Compared to the massive Canaanite armies or the might of the Philistines, we may not think of the Amalekites as one of Israel’s most threatening foes. Why, then, is this the enemy God declares He will be at war with for generations?


One possible reason is the Amalekites are closely related to the Israelites. The Israelites were descendants of Jacob, while the Amalekites were descendants of Esau. As the firstborn of the twins, Esau was entitled to a birthright and a special blessing from his father, Isaac, but Jacob was a trickster who cheated his brother out of both the blessing and his birthright. When Esau returned from a hunt famished, Jacob lured him into trading his birthright for a bowl of stew. Jacob then tricked his blind father into giving him the blessing that rightfully belonged to Esau.


We may find it odd that God was willing to allow His chosen line to be transferred through deceit, but Jacob eventually humbled himself before God and submitted to His authority. Esau, however, is portrayed as a tough, proud man; a hunter who thought he could provide for himself without the crutches of birthrights and blessings. As a result, a streak of self-sufficiency and antagonism towards God and His people carried over into Esau’s descendants. This makes the Amalekites not just another external enemy, but an enemy that came from within the chosen family.

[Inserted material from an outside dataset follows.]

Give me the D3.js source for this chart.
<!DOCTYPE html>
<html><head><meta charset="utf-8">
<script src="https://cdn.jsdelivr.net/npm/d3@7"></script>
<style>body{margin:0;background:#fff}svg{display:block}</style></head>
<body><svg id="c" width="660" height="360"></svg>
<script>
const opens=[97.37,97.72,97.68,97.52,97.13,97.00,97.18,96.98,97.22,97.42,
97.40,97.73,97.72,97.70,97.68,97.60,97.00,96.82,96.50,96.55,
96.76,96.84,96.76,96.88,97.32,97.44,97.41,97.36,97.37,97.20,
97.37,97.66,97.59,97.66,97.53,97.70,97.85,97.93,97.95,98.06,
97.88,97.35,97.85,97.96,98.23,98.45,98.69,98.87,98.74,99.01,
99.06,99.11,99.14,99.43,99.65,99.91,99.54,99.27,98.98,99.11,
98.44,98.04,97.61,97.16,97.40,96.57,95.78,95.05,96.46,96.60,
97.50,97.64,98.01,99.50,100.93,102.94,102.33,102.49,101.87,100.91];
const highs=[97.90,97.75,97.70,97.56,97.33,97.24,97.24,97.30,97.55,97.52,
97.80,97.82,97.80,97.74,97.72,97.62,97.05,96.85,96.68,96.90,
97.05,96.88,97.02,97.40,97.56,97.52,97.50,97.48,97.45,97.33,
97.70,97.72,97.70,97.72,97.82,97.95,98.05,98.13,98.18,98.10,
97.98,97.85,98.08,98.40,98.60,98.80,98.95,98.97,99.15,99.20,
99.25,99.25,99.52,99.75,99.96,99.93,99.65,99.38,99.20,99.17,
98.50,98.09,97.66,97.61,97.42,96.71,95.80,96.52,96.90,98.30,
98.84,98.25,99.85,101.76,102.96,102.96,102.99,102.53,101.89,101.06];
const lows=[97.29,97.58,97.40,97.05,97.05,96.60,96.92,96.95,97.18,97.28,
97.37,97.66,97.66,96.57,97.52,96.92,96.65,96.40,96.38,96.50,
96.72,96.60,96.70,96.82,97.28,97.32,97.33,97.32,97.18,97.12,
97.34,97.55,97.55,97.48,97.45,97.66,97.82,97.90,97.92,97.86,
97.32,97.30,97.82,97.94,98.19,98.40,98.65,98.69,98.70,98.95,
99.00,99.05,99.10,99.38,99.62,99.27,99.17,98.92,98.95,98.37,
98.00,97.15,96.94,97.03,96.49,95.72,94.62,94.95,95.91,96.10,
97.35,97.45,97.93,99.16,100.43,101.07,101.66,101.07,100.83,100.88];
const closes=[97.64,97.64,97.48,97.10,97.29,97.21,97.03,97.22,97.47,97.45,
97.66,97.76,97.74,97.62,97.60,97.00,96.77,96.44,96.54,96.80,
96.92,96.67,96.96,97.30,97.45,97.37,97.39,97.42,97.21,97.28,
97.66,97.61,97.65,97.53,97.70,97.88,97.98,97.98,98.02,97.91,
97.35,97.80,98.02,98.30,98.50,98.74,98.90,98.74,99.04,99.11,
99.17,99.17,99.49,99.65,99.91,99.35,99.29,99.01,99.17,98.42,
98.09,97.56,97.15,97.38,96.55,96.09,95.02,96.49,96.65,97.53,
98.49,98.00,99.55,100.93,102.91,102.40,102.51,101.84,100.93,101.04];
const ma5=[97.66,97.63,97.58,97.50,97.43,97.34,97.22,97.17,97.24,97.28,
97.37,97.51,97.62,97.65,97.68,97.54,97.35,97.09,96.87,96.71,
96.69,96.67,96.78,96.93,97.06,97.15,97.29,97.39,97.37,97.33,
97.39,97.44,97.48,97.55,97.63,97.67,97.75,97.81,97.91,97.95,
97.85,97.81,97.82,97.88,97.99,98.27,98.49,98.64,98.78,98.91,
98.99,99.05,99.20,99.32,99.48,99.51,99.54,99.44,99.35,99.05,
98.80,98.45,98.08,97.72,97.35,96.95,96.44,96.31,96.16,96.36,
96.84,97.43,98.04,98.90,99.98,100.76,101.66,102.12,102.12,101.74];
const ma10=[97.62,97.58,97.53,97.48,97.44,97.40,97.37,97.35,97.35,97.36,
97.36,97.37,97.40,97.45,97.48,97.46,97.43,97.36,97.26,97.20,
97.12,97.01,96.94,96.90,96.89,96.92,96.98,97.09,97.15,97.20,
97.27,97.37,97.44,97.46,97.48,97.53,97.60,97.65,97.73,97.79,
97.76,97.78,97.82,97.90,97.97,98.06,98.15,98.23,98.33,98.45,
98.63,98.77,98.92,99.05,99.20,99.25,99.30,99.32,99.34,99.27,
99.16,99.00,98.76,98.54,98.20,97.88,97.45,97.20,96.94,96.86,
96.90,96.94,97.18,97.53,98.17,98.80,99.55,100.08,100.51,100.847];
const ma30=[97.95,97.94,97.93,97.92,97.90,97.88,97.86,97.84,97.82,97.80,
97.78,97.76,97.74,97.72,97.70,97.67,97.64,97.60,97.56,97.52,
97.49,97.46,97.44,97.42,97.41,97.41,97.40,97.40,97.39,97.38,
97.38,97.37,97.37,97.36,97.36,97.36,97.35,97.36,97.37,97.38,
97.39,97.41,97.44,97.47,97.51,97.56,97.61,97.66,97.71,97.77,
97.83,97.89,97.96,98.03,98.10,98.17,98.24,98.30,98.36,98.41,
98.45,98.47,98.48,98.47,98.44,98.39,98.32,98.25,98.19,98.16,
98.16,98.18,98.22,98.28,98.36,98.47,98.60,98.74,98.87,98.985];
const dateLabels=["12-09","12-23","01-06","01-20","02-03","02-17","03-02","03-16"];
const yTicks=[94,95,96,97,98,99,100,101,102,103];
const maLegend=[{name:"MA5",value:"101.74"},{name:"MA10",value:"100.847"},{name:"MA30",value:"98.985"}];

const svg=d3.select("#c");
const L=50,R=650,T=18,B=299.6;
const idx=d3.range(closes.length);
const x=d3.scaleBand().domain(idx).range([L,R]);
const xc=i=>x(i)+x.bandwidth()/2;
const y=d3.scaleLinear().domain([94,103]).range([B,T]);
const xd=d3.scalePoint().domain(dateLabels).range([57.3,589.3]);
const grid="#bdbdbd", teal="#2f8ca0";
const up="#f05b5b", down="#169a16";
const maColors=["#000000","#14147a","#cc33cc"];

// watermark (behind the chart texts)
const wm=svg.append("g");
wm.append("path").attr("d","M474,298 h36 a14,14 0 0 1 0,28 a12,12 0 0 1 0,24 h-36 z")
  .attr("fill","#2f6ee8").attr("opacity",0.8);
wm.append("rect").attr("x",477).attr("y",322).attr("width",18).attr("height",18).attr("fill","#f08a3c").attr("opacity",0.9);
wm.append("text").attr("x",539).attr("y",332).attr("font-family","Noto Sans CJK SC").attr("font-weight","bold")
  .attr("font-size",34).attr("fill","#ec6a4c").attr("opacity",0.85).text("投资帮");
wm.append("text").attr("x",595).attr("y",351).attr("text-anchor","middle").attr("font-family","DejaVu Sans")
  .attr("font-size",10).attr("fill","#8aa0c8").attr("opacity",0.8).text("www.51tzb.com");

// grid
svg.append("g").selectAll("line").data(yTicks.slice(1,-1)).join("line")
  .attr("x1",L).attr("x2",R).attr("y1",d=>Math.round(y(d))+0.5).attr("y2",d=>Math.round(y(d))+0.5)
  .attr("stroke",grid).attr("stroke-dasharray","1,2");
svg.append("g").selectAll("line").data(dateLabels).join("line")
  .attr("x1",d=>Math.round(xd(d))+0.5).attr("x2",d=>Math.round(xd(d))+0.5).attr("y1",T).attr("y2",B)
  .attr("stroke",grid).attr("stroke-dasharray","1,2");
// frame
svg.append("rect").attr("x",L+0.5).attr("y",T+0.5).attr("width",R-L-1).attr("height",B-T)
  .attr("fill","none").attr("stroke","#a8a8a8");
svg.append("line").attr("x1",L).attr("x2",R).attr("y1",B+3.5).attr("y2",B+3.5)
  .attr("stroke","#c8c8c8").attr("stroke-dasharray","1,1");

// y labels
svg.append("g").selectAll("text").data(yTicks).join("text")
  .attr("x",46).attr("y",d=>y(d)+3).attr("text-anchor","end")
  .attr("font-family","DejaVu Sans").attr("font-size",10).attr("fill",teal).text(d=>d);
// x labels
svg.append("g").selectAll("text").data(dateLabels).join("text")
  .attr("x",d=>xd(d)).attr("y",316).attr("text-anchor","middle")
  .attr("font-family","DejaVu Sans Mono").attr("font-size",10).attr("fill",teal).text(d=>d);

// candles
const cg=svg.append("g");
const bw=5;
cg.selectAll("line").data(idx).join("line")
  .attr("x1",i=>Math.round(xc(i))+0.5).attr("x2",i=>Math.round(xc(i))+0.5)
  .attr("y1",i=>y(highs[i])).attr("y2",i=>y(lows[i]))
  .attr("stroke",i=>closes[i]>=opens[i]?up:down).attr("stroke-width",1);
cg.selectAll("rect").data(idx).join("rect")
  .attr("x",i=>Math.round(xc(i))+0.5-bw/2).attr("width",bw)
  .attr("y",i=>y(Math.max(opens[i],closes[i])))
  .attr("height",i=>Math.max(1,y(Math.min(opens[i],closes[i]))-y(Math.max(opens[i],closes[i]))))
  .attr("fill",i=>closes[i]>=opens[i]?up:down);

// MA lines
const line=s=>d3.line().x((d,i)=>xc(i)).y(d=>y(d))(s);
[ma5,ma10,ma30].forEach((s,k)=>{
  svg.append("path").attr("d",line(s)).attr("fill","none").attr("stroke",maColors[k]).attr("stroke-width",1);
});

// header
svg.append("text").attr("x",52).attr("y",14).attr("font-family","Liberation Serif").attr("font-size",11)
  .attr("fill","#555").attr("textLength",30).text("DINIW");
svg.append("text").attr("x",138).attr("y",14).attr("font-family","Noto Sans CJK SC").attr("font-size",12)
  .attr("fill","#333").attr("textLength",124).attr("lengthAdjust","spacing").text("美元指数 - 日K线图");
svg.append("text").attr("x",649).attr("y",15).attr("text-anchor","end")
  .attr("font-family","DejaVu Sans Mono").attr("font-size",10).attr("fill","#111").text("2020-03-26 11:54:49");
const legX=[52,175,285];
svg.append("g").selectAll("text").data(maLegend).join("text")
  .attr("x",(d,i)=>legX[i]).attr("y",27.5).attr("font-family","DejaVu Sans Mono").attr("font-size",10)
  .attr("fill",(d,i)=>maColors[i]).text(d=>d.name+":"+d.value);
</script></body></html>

A spiritual principle can be drawn from this. The biggest enemy we face in the Christian life is not out there somewhere, but starts within us. The Amalekites are a picture of what Paul calls “the flesh”; that is, our natural selves in opposition to God. Like the Amalekites, the flesh is actually an enemy within us that should be under the blessing of God, but resists. As a Christian, Christ comes to live in us by His Holy Spirit, but the desires of the flesh remain and are constantly warring with the Spirit.


The Amalekite threat did not end after the battle in which Moses held the staff of God in the air. About 400 years later, it was an Amalekite who claimed to have killed King Saul and centuries later, Herod, an Amalekite descendant, was one of the most evil kings to reign in Judah. If the devil were to die tonight, the sinful nature – the Amalekite within us – would still be alive and active. We cannot fight the battle of sin and temptation on our own, which is why we need to safeguard against the self-sufficiency of Esau and humbly submit to Christ, allowing Him to be our strength and protector from all that wages war against the Spirit.


PRAYER: Lord Jesus, I trust You as the source of my strength to resist the Amalekite within me, knowing You have already won the victory over temptation and sin. Thank You, Lord.